Shares of NVIDIA (NASDAQ:NVDA | NVDA Price Prediction) are sliding roughly 3% in premarket trading Tuesday, pulling back from Monday’s record close. The AI chip leader finished yesterday at $216.61 after a 4% breakout that pushed it to a fresh all-time high.
The pullback follows one of the most aggressive runs of 2026 for NVIDIA stock. Shares are up 29% over the past month, 7% over the past week, and 16% year to date (YTD) through Monday’s close.
The question for investors this morning is whether NVIDIA stock’s parabolic move is finally cooling off or simply taking a healthy pause before the next leg. With earnings just weeks away, the setup matters.
A Healthy Pause After a Parabolic Run
Monday’s record close capped a sharp catch-up rally for NVIDIA, which had been the laggard among major semis through most of 2026 while picks-and-shovels names ran ahead. Last week’s Intel earnings sparked a rotation back into NVDA, culminating in the breakout.
The numbers explain why the bulls argue a pause is overdue. NVIDIA stock is up 95% over the past year, with the recent surge pushing market cap to $5.26 trillion.
The prediction markets reflect that cooling tone. Polymarket traders peg an 89% probability that NVDA closes lower today, even as 76% still see the stock finishing above $205. For more on recent semi rotation, see this recent semis rotation roundup.
The Bull Case Stays Intact
NVIDIA’s fundamental story hasn’t changed. Q4 FY2026 revenue came in at $68.13 billion, up 73% year over year (YoY), with Data Center revenue of $62.31 billion and Networking revenue surging 263%.
CEO Jensen Huang told investors that “Computing demand is growing exponentially, the agentic AI inflection point has arrived.” NVIDIA’s Q1 FY2027 guidance calls for revenue of approximately $78 billion, plus or minus 2%.
Strategic partnerships continue to anchor the thesis. Multiyear deals with a broad variety of technology firms underline NVIDIA’s role as the AI accelerator standard.
The Bear Case the Pullback Reflects
Valuation is a major concern. NVIDIA trades at a P/E ratio of 43x, and a near-$5 trillion market cap creates mega-cap gravity that makes rapid percentage moves harder to sustain.
Regulatory and export risks are also worth noting.

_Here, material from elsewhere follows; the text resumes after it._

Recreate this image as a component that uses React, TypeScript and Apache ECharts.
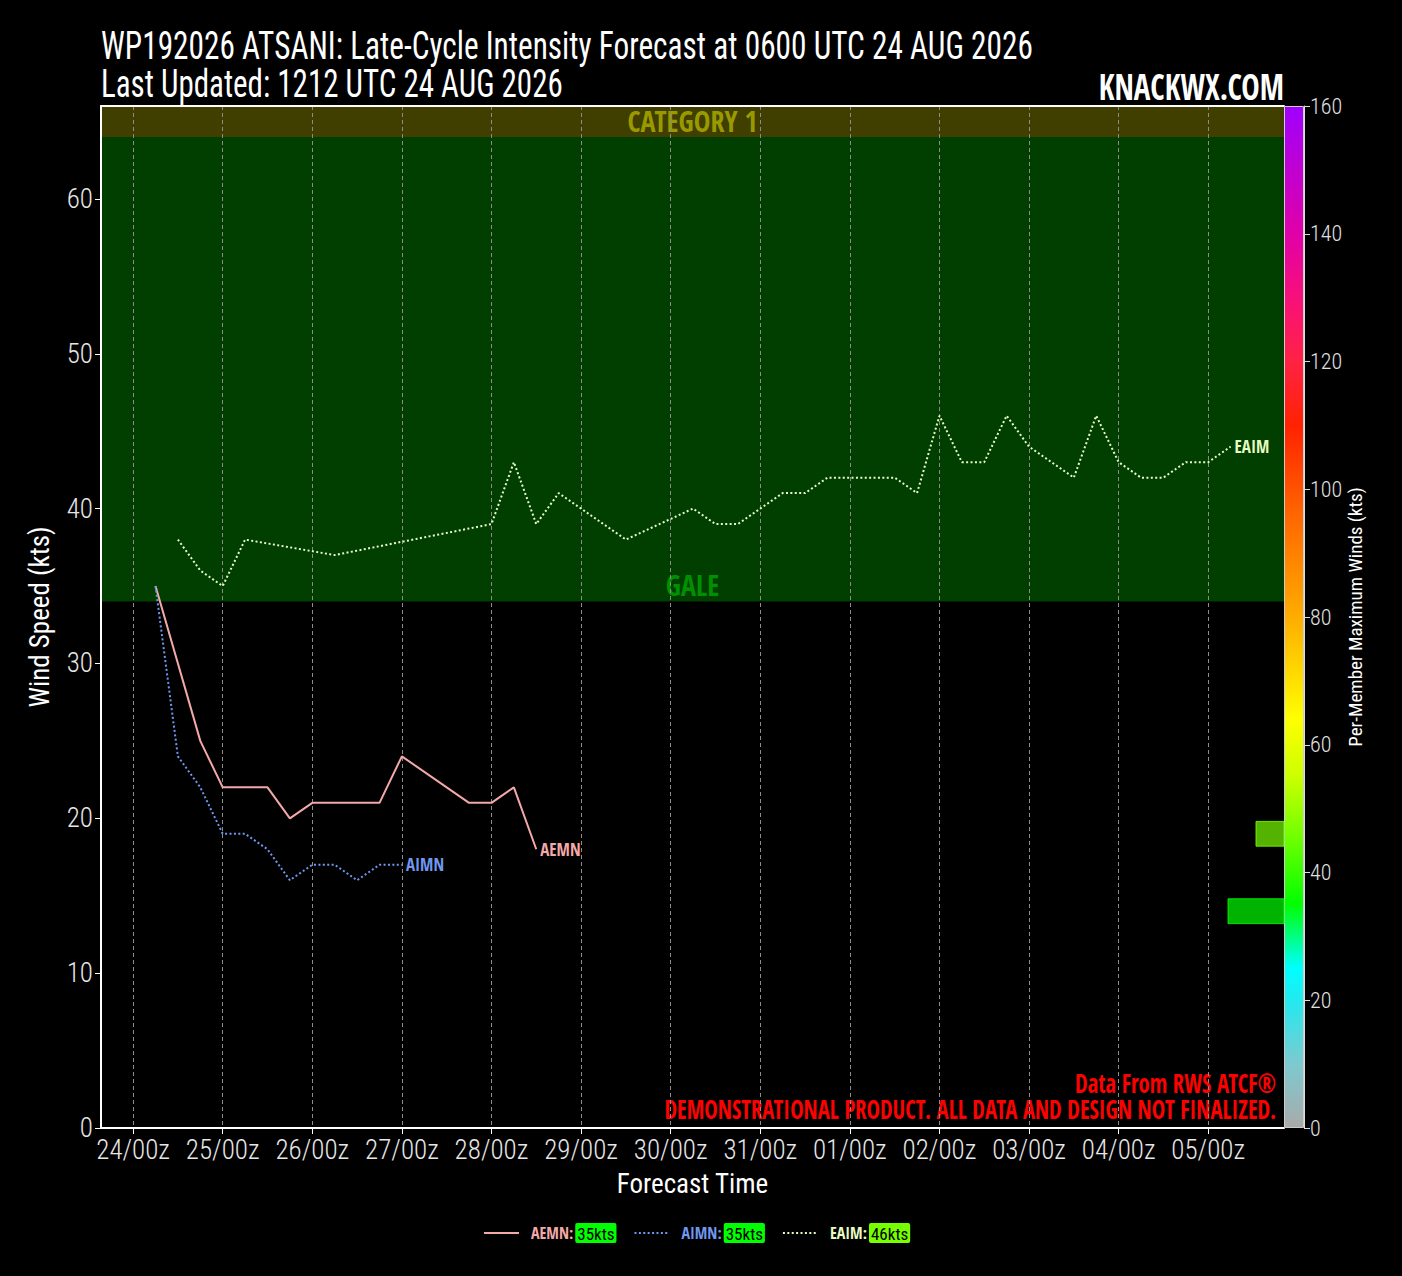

NVIDIA’s Q1 FY2027 outlook assumes no Data Center compute revenue from China, and the company carries $95.2 billion in supply commitments that need demand to absorb them.
Reddit chatter captures the divided mood. One r/investing post titled “My portfolio hits ATH today. But I feel uneasy” drew strong engagement Tuesday morning, while another widely shared thread asked whether anyone is actually making money from AI or just the chip sellers.
What to Watch Next
The next major anticipated catalyst is NVIDIA’s earnings report, scheduled for May 20 after the close. Wall Street remains heavily bullish, with 57 Buy ratings, 2 Holds, and 1 Sell, and an average analyst price target of $268.61.
The Polymarket crowd’s longer-dated positioning suggests that dip buyers are still circling. Odds makers put an 84% probability on NVDA stock hitting $216 in May and a 56% probability of reaching $232.
Prudent investors may want to keep an eye on whether today’s pullback finds support near $205, where prediction-market conviction clusters. Watch for whether broader semis follow NVIDIA lower or whether the rotation simply shifts back toward picks-and-shovels names. After a 29% one-month run, moderate position sizing remains the more defensible posture into the May 20 earnings report.